The new owner of both hotels, a Canadian company run by hotelier Faisal Merani, also is in line to receive a $650,000 grant from the city to help develop the Inn on the River. A city economic development agency will vote on the proposal Monday. The money will come from casino revenue set aside for hotel development.

Kay said an analysis of the project done by the city showed the grant was “justified in order to make the project happen and in order to secure three stars for the hotel.”

But ideally, Kay and Dyster contend, the decision over what grants or loans the city provides with its casino revenue should be made in conjunction with the IDA’s decision to grant tax breaks.

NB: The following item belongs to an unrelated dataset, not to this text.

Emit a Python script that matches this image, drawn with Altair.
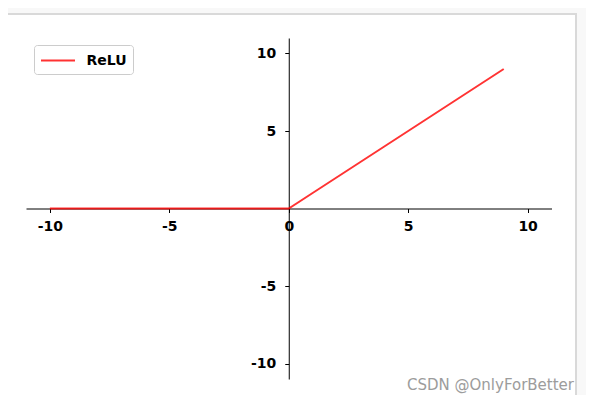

“There are some people that thought that we were saying that we didn’t want there to be such a thing as an IDA PILOT,” Dyster said. “That’s not the case. What we’re looking for is some greater coordination to be certain that we’re using the most cost-effective incentives.”

Such coordination also would prevent the city from “over-incentivizing” some projects, and leaving less casino revenue to provide to other proposals that might be equally worthy, the mayor said.

Because the city has other economic development tools, including casino revenue, Dyster said the decision to give up future tax revenue on some projects should be looked at extensively.

He and Kay have been talking individually with IDA members to make their case and plan to take up Sloma on an invitation to go before the agency’s board to discuss their concerns.

Dyster said often city leaders don’t know what their budgetary conditions will be say 10, 15 years into the future when the IDA PILOTs are still in effect.

“If you give away the tax revenues to build a bunch of multistory hotels, and I don’t have any money to pay a fireman to go up and fight a fire at the top floor, for example, that doesn’t make sense,” Dyster said.

By contrast, he argued, casino revenue can be used as a one-time incentive with “no future implications.”

Sloma disagrees. “I, for one, do not understand giving taxpayers’ money away,” Sloma said of the casino revenue. “Go pave the roads. Create a better city. Then we’ll get more natural investment.”